Interactive session exploring current debates around boundary crossings and overlaps between landscapes of work and parks and protected areas; how might we re-envision twenty-first century preservation to avoid false oppositions between labor and natural and cultural heritage protection?

Long Abstract:

In 1995, Richard White published a book chapter detailing how, by positing modern work as the enemy of nature and campaigning for a more pure, untouched vision of nature, many environmentalists had created an artificial separation between people and their natural surroundings that did more harm than good: “This fixation on purity and this distrust of our own labor—along with our casual, everyday ahistoricism that robs us of any sense of how our current dilemmas developed—explain at least some of our own inability to deal with mounting environmental problems, bitter social divisions, and increasing despair about our relations with the rest of the planet.” Now nearly thirty years later, how might this dynamic be changing through the deliberate inclusion of human work within protected natural landscapes—or has it changed at all? In particular, management debates relating to parks and related public spaces, often set aside for both nature protection and human recreation, tend to reveal undercurrents of assumptions about which publics and which uses are assumed to “belong” in the natural world—or not. Our roundtable panel (sponsored by the Landscape Research Group) will offer some brief observations/remarks and then open the conversation up to include the audience—we envisage this as a participatory and interactive session in which we hope to explore current debates around boundary crossings and overlaps between landscapes of work and play; how the long history of idealization of wilderness might be continuing to shape ideas, practice and ecosystems; and whether new concepts are gaining ground in a world of post-humanism, rewilding and decolonial critiques. How might we re-envision twenty-first century preservation in terms of intersectionality, social justice and care? Just what is a park in a world of increasing complexity, transdisciplinarity and climate emergency?

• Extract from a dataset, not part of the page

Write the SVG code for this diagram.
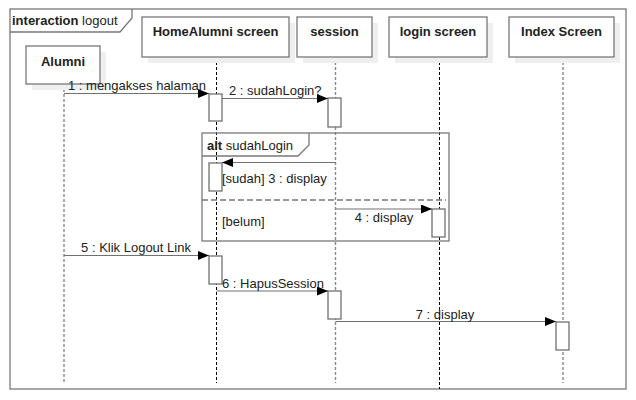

We envisage a roundtable of 5-6 people, drawn from different regions/specialisms and will confirm the final speaker list nearer the time, once individual travel plans are in place. Confirmed panelists include Karen Jones and Laura Alice Watt, environmental historians with expertise on parks and designed landscapes and with particular interests in the complicated striations between natural heritage, cultural values and ecosystem preservation, and Tim Waterman, specialist in landscape architecture, history, theory and concepts of utopia.